Compiled by Antoine Walter, (don't) Waste Water, from official filings and direct intelligence in Leviathan.
The take
Valor Equity Partners is a generalist growth-equity firm that happens to own a few of the most interesting water-adjacent companies around. Growth equity means it buys stakes in fast-scaling private companies, and Antonio Gracias started it in Chicago in 1995. It grew famous for writing some of the earliest institutional cheques into Tesla and SpaceX. Water sits at the industrial edge of its portfolio, never at its center.
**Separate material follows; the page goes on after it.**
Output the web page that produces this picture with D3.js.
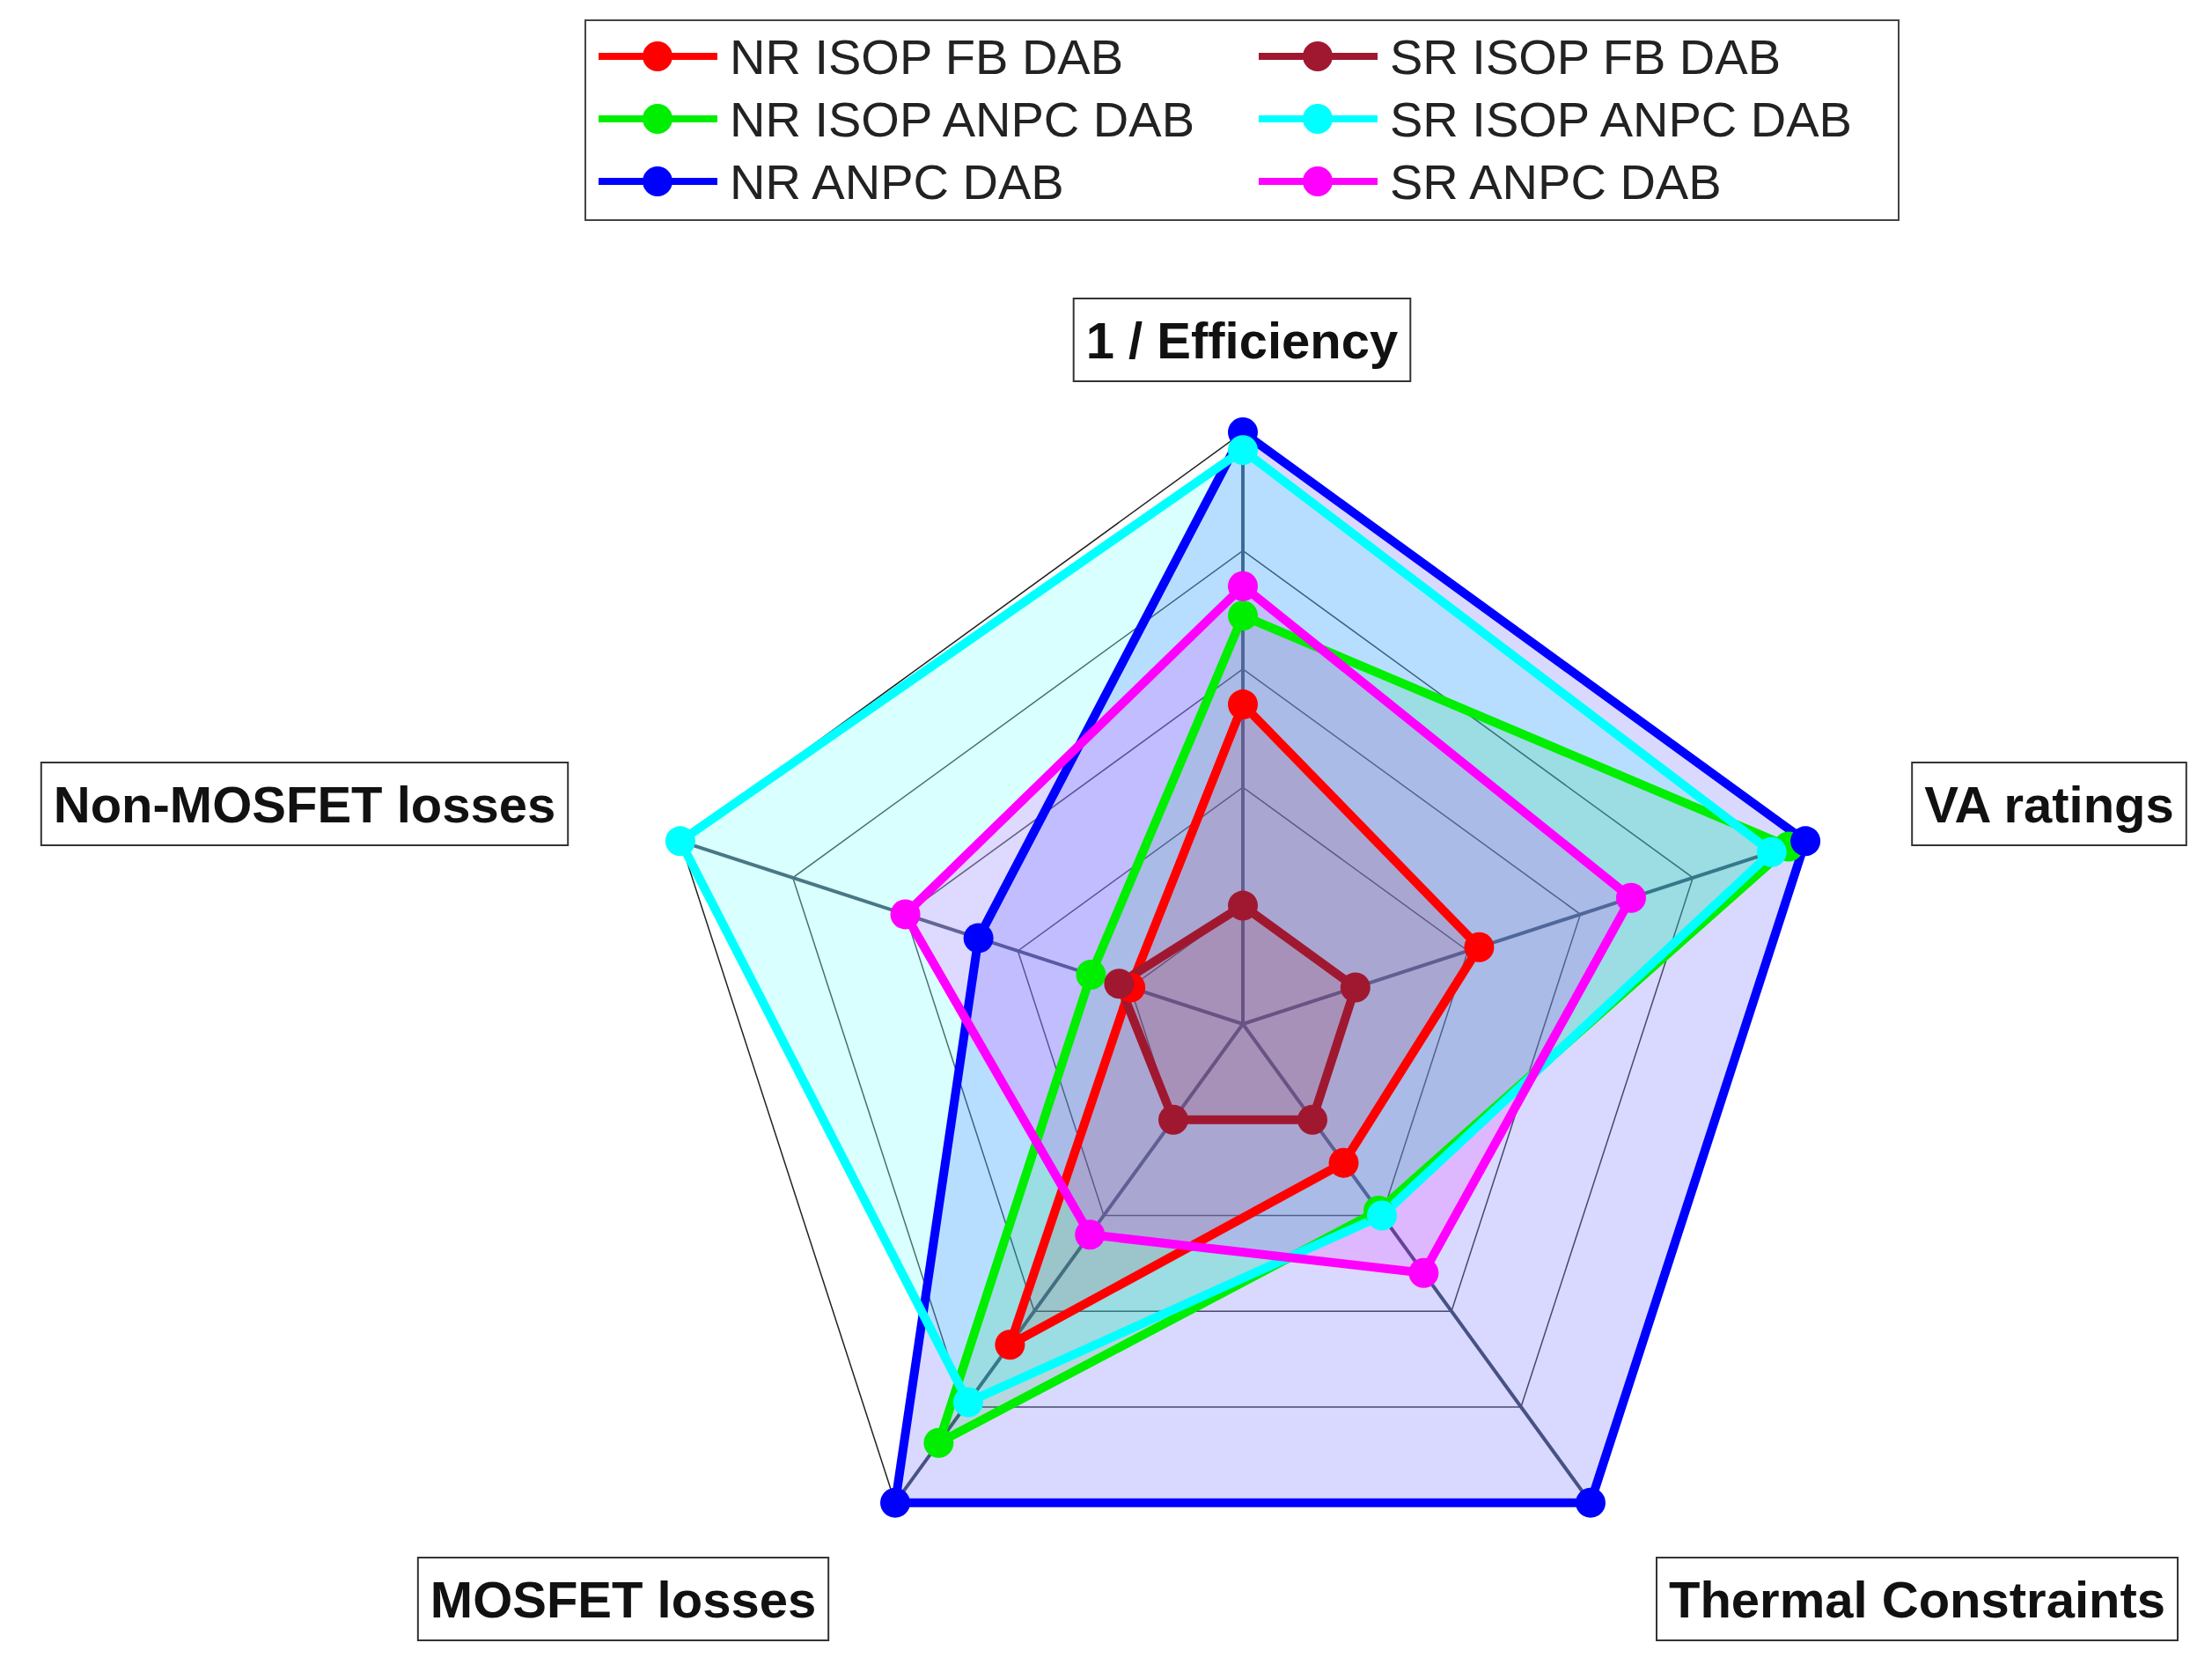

Valor touches water only at that industrial edge, where the liquid is a resource to be mined or read, not a utility to be run. Two of its bets pull critical minerals out of salty water: Lilac Solutions, whose ceramic beads extract lithium straight from brine for electric-vehicle batteries, and Magrathea, which runs an electrolytic process to make magnesium metal from seawater and brine. The common thread is brine as a mine, not a waste stream.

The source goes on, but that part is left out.